Everything from the opening line of the records below through the line with "s.set_linewidth(0.9)" must be duplicated exactly, pictures left out.

========

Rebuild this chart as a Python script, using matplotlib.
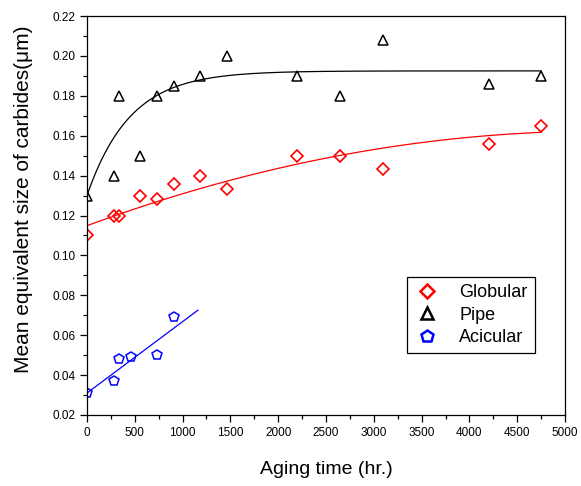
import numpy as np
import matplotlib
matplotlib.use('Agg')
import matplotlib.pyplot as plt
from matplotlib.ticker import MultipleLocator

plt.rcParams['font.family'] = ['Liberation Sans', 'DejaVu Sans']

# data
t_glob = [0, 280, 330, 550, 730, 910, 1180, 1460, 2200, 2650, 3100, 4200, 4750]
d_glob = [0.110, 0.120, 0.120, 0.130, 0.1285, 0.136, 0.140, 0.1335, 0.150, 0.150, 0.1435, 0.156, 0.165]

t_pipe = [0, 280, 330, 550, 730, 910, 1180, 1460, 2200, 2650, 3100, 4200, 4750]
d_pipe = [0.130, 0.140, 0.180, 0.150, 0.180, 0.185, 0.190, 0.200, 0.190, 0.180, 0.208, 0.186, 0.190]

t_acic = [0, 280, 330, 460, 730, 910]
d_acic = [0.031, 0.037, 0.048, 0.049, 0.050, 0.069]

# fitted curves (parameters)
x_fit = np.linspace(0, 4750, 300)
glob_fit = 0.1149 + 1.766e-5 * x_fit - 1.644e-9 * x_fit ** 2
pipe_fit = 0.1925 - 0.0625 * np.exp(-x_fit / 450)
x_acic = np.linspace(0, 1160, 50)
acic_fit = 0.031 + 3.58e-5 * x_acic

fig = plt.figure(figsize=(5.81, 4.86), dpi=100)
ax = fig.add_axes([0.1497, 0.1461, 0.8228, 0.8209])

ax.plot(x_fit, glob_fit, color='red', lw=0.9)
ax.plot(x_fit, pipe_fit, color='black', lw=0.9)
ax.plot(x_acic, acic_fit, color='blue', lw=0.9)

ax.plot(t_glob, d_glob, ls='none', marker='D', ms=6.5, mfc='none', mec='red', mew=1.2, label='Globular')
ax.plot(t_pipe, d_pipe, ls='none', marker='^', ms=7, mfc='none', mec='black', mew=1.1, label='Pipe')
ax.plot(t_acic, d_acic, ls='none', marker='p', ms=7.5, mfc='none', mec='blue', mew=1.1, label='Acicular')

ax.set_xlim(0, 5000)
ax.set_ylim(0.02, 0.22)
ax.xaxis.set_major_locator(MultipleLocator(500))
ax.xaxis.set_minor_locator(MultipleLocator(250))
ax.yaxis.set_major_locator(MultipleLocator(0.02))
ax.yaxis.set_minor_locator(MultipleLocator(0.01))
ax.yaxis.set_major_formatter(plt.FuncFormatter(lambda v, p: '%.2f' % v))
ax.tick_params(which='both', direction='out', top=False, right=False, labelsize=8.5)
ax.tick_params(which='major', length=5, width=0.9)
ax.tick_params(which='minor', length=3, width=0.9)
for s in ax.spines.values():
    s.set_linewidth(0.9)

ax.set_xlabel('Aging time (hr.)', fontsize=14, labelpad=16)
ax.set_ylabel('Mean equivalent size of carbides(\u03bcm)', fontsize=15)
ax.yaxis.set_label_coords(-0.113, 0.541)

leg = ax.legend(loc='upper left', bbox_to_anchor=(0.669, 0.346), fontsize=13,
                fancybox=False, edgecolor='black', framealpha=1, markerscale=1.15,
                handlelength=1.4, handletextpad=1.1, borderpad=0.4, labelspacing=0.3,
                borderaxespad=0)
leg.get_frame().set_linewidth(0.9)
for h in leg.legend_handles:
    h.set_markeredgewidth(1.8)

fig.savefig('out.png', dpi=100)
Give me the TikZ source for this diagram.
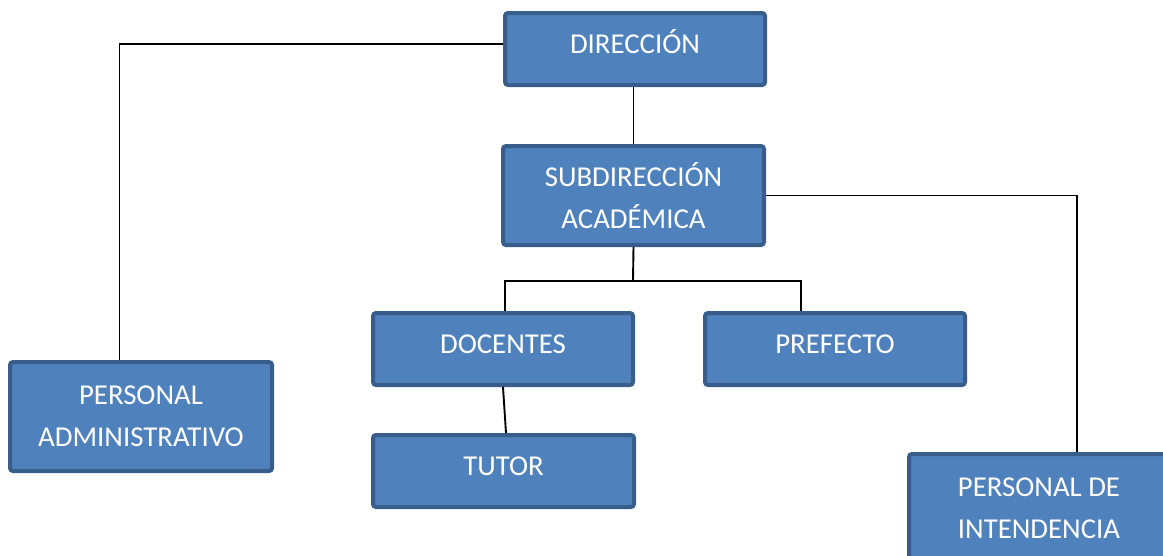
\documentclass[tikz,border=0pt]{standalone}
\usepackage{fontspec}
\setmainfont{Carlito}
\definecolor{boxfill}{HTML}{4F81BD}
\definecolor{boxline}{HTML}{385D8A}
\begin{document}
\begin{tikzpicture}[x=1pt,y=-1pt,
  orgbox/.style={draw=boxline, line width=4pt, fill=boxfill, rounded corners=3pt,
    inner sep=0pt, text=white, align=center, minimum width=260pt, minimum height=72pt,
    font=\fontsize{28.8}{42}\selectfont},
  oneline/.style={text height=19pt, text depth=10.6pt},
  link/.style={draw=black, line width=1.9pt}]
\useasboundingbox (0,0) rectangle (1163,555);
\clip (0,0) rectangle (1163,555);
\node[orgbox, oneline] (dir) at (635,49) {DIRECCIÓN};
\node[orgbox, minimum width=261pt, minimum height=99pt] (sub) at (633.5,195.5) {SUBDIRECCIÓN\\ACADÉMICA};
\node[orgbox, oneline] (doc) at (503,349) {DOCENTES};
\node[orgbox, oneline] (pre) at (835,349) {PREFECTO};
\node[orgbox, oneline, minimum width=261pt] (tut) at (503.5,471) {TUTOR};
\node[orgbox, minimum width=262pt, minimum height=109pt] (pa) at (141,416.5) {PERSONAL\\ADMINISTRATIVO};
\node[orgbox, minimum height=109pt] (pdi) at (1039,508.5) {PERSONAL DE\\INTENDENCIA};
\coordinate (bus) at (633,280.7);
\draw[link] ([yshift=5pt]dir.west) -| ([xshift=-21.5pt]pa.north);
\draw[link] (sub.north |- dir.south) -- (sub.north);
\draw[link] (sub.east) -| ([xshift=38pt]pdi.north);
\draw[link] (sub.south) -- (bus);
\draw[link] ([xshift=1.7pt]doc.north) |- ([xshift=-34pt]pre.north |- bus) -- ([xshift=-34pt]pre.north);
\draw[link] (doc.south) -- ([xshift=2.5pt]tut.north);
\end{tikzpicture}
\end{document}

========

▶ Completed task:
Rebuild this chart as a Python script, using matplotlib.
import numpy as np
import matplotlib
matplotlib.use('Agg')
import matplotlib.pyplot as plt
from matplotlib.ticker import MultipleLocator

plt.rcParams['font.family'] = ['Liberation Sans', 'DejaVu Sans']

# data
t_glob = [0, 280, 330, 550, 730, 910, 1180, 1460, 2200, 2650, 3100, 4200, 4750]
d_glob = [0.110, 0.120, 0.120, 0.130, 0.1285, 0.136, 0.140, 0.1335, 0.150, 0.150, 0.1435, 0.156, 0.165]

t_pipe = [0, 280, 330, 550, 730, 910, 1180, 1460, 2200, 2650, 3100, 4200, 4750]
d_pipe = [0.130, 0.140, 0.180, 0.150, 0.180, 0.185, 0.190, 0.200, 0.190, 0.180, 0.208, 0.186, 0.190]

t_acic = [0, 280, 330, 460, 730, 910]
d_acic = [0.031, 0.037, 0.048, 0.049, 0.050, 0.069]

# fitted curves (parameters)
x_fit = np.linspace(0, 4750, 300)
glob_fit = 0.1149 + 1.766e-5 * x_fit - 1.644e-9 * x_fit ** 2
pipe_fit = 0.1925 - 0.0625 * np.exp(-x_fit / 450)
x_acic = np.linspace(0, 1160, 50)
acic_fit = 0.031 + 3.58e-5 * x_acic

fig = plt.figure(figsize=(5.81, 4.86), dpi=100)
ax = fig.add_axes([0.1497, 0.1461, 0.8228, 0.8209])

ax.plot(x_fit, glob_fit, color='red', lw=0.9)
ax.plot(x_fit, pipe_fit, color='black', lw=0.9)
ax.plot(x_acic, acic_fit, color='blue', lw=0.9)

ax.plot(t_glob, d_glob, ls='none', marker='D', ms=6.5, mfc='none', mec='red', mew=1.2, label='Globular')
ax.plot(t_pipe, d_pipe, ls='none', marker='^', ms=7, mfc='none', mec='black', mew=1.1, label='Pipe')
ax.plot(t_acic, d_acic, ls='none', marker='p', ms=7.5, mfc='none', mec='blue', mew=1.1, label='Acicular')

ax.set_xlim(0, 5000)
ax.set_ylim(0.02, 0.22)
ax.xaxis.set_major_locator(MultipleLocator(500))
ax.xaxis.set_minor_locator(MultipleLocator(250))
ax.yaxis.set_major_locator(MultipleLocator(0.02))
ax.yaxis.set_minor_locator(MultipleLocator(0.01))
ax.yaxis.set_major_formatter(plt.FuncFormatter(lambda v, p: '%.2f' % v))
ax.tick_params(which='both', direction='out', top=False, right=False, labelsize=8.5)
ax.tick_params(which='major', length=5, width=0.9)
ax.tick_params(which='minor', length=3, width=0.9)
for s in ax.spines.values():
    s.set_linewidth(0.9)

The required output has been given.